Direction
Output every line exactly as written. Leave out pictures.

Dataset rows
──────────

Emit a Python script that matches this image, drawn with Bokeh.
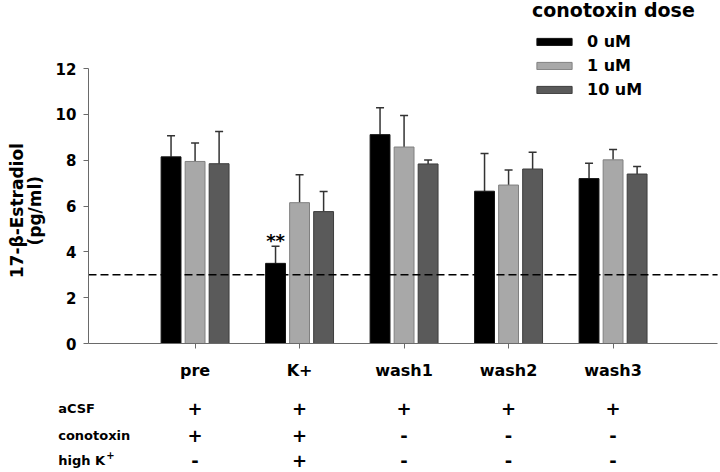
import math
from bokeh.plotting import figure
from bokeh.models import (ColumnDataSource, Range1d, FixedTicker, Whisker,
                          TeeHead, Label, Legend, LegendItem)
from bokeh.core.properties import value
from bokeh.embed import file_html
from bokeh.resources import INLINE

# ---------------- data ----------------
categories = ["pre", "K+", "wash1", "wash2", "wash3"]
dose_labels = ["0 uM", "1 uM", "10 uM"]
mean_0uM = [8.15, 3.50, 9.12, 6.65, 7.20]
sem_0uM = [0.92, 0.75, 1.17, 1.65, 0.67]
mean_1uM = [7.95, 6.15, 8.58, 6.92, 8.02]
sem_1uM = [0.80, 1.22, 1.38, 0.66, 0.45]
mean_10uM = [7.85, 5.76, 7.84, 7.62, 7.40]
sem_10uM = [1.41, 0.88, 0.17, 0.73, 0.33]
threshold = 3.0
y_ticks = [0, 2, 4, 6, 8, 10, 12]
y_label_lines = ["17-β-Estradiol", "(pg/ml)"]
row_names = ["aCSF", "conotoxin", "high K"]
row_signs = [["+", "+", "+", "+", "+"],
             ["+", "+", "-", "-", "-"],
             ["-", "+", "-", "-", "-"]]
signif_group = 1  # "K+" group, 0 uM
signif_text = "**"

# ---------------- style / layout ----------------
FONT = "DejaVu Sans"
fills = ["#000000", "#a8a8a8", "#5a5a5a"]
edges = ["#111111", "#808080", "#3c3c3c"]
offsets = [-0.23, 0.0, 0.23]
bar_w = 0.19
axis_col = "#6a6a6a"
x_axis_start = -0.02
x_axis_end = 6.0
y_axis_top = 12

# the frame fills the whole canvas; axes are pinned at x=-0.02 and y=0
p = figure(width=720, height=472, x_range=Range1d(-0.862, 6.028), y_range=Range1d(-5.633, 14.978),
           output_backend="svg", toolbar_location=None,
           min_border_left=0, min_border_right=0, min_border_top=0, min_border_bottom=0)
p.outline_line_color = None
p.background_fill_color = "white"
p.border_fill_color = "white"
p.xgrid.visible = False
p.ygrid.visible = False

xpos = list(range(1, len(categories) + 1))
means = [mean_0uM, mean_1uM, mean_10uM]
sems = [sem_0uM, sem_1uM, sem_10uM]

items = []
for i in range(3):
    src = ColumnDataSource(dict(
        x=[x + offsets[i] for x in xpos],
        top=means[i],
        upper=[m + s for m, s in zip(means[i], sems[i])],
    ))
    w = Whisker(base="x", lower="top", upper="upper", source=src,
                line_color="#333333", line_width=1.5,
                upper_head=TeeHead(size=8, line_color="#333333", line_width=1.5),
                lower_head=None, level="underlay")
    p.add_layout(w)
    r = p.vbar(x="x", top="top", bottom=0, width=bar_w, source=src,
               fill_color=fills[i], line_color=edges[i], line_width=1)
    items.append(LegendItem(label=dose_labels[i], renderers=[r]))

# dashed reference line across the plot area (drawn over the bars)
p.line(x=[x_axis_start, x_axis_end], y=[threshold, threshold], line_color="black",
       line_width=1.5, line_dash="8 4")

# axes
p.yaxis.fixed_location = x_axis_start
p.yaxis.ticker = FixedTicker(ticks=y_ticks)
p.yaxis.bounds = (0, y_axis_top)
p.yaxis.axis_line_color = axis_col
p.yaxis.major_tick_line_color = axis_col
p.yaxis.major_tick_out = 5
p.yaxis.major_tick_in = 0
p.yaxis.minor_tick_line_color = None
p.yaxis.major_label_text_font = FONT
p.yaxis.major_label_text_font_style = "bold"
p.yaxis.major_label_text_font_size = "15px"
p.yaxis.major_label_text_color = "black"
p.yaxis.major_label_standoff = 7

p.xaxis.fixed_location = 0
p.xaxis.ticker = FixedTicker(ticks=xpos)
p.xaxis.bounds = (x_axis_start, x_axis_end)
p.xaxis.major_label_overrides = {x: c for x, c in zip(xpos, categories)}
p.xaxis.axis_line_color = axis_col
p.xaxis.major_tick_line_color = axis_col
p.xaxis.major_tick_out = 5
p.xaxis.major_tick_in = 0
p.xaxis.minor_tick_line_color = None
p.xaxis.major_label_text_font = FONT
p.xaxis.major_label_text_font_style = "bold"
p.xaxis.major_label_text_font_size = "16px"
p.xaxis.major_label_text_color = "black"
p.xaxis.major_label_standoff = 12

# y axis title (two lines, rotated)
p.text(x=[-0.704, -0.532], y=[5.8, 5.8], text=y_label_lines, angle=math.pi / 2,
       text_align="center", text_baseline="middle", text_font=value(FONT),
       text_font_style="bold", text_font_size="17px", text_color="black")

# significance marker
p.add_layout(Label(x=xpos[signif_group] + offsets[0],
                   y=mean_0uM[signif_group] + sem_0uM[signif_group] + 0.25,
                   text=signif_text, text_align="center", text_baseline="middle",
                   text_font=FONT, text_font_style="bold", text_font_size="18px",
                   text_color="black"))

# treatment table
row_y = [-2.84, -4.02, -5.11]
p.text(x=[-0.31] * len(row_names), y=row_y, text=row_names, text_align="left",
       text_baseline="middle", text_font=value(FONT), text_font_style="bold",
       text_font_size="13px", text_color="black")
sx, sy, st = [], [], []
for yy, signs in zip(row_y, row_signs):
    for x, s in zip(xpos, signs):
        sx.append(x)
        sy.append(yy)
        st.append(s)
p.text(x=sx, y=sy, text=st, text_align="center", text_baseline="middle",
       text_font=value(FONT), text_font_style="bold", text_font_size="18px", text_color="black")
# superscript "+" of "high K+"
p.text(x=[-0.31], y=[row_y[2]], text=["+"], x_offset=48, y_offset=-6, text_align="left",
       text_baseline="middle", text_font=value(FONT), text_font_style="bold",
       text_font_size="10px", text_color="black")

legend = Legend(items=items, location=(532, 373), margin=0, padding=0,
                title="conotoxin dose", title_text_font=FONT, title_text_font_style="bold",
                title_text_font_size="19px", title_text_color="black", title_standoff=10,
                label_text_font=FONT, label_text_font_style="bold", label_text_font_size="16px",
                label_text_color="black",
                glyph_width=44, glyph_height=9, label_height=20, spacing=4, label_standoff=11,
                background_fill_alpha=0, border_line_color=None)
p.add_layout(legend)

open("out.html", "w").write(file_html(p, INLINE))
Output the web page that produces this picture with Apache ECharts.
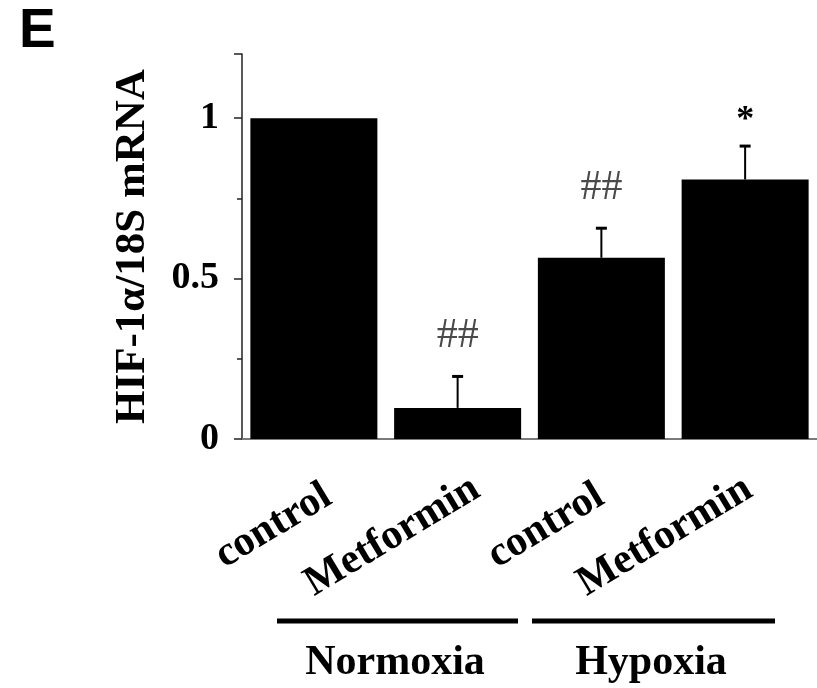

──────────

Exercise answer
Emit a Python script that matches this image, drawn with Bokeh.
import math
from bokeh.plotting import figure
from bokeh.models import (ColumnDataSource, Range1d, FixedTicker, Whisker,
                          TeeHead, Label, Legend, LegendItem)
from bokeh.core.properties import value
from bokeh.embed import file_html
from bokeh.resources import INLINE

# ---------------- data ----------------
categories = ["pre", "K+", "wash1", "wash2", "wash3"]
dose_labels = ["0 uM", "1 uM", "10 uM"]
mean_0uM = [8.15, 3.50, 9.12, 6.65, 7.20]
sem_0uM = [0.92, 0.75, 1.17, 1.65, 0.67]
mean_1uM = [7.95, 6.15, 8.58, 6.92, 8.02]
sem_1uM = [0.80, 1.22, 1.38, 0.66, 0.45]
mean_10uM = [7.85, 5.76, 7.84, 7.62, 7.40]
sem_10uM = [1.41, 0.88, 0.17, 0.73, 0.33]
threshold = 3.0
y_ticks = [0, 2, 4, 6, 8, 10, 12]
y_label_lines = ["17-β-Estradiol", "(pg/ml)"]
row_names = ["aCSF", "conotoxin", "high K"]
row_signs = [["+", "+", "+", "+", "+"],
             ["+", "+", "-", "-", "-"],
             ["-", "+", "-", "-", "-"]]
signif_group = 1  # "K+" group, 0 uM
signif_text = "**"

# ---------------- style / layout ----------------
FONT = "DejaVu Sans"
fills = ["#000000", "#a8a8a8", "#5a5a5a"]
edges = ["#111111", "#808080", "#3c3c3c"]
offsets = [-0.23, 0.0, 0.23]
bar_w = 0.19
axis_col = "#6a6a6a"
x_axis_start = -0.02
x_axis_end = 6.0
y_axis_top = 12

# the frame fills the whole canvas; axes are pinned at x=-0.02 and y=0
p = figure(width=720, height=472, x_range=Range1d(-0.862, 6.028), y_range=Range1d(-5.633, 14.978),
           output_backend="svg", toolbar_location=None,
           min_border_left=0, min_border_right=0, min_border_top=0, min_border_bottom=0)
p.outline_line_color = None
p.background_fill_color = "white"
p.border_fill_color = "white"
p.xgrid.visible = False
p.ygrid.visible = False

xpos = list(range(1, len(categories) + 1))
means = [mean_0uM, mean_1uM, mean_10uM]
sems = [sem_0uM, sem_1uM, sem_10uM]

items = []
for i in range(3):
    src = ColumnDataSource(dict(
        x=[x + offsets[i] for x in xpos],
        top=means[i],
        upper=[m + s for m, s in zip(means[i], sems[i])],
    ))
    w = Whisker(base="x", lower="top", upper="upper", source=src,
                line_color="#333333", line_width=1.5,
                upper_head=TeeHead(size=8, line_color="#333333", line_width=1.5),
                lower_head=None, level="underlay")
    p.add_layout(w)
    r = p.vbar(x="x", top="top", bottom=0, width=bar_w, source=src,
               fill_color=fills[i], line_color=edges[i], line_width=1)
    items.append(LegendItem(label=dose_labels[i], renderers=[r]))

# dashed reference line across the plot area (drawn over the bars)
p.line(x=[x_axis_start, x_axis_end], y=[threshold, threshold], line_color="black",
       line_width=1.5, line_dash="8 4")

# axes
p.yaxis.fixed_location = x_axis_start
p.yaxis.ticker = FixedTicker(ticks=y_ticks)
p.yaxis.bounds = (0, y_axis_top)
p.yaxis.axis_line_color = axis_col
p.yaxis.major_tick_line_color = axis_col
p.yaxis.major_tick_out = 5
p.yaxis.major_tick_in = 0
p.yaxis.minor_tick_line_color = None
p.yaxis.major_label_text_font = FONT
p.yaxis.major_label_text_font_style = "bold"
p.yaxis.major_label_text_font_size = "15px"
p.yaxis.major_label_text_color = "black"
p.yaxis.major_label_standoff = 7

p.xaxis.fixed_location = 0
p.xaxis.ticker = FixedTicker(ticks=xpos)
p.xaxis.bounds = (x_axis_start, x_axis_end)
p.xaxis.major_label_overrides = {x: c for x, c in zip(xpos, categories)}
p.xaxis.axis_line_color = axis_col
p.xaxis.major_tick_line_color = axis_col
p.xaxis.major_tick_out = 5
p.xaxis.major_tick_in = 0
p.xaxis.minor_tick_line_color = None
p.xaxis.major_label_text_font = FONT
p.xaxis.major_label_text_font_style = "bold"
p.xaxis.major_label_text_font_size = "16px"
p.xaxis.major_label_text_color = "black"
p.xaxis.major_label_standoff = 12

# y axis title (two lines, rotated)
p.text(x=[-0.704, -0.532], y=[5.8, 5.8], text=y_label_lines, angle=math.pi / 2,
       text_align="center", text_baseline="middle", text_font=value(FONT),
       text_font_style="bold", text_font_size="17px", text_color="black")

# significance marker
p.add_layout(Label(x=xpos[signif_group] + offsets[0],
                   y=mean_0uM[signif_group] + sem_0uM[signif_group] + 0.25,
                   text=signif_text, text_align="center", text_baseline="middle",
                   text_font=FONT, text_font_style="bold", text_font_size="18px",
                   text_color="black"))

# treatment table
row_y = [-2.84, -4.02, -5.11]
p.text(x=[-0.31] * len(row_names), y=row_y, text=row_names, text_align="left",
       text_baseline="middle", text_font=value(FONT), text_font_style="bold",
       text_font_size="13px", text_color="black")
sx, sy, st = [], [], []
for yy, signs in zip(row_y, row_signs):
    for x, s in zip(xpos, signs):
        sx.append(x)
        sy.append(yy)
        st.append(s)
p.text(x=sx, y=sy, text=st, text_align="center", text_baseline="middle",
       text_font=value(FONT), text_font_style="bold", text_font_size="18px", text_color="black")
# superscript "+" of "high K+"
p.text(x=[-0.31], y=[row_y[2]], text=["+"], x_offset=48, y_offset=-6, text_align="left",
       text_baseline="middle", text_font=value(FONT), text_font_style="bold",
       text_font_size="10px", text_color="black")

legend = Legend(items=items, location=(532, 373), margin=0, padding=0,
                title="conotoxin dose", title_text_font=FONT, title_text_font_style="bold",
                title_text_font_size="19px", title_text_color="black", title_standoff=10,
                label_text_font=FONT, label_text_font_style="bold", label_text_font_size="16px",
                label_text_color="black",
                glyph_width=44, glyph_height=9, label_height=20, spacing=4, label_standoff=11,
                background_fill_alpha=0, border_line_color=None)
p.add_layout(legend)

open("out.html", "w").write(file_html(p, INLINE))
Output the web page that produces this picture with Apache ECharts.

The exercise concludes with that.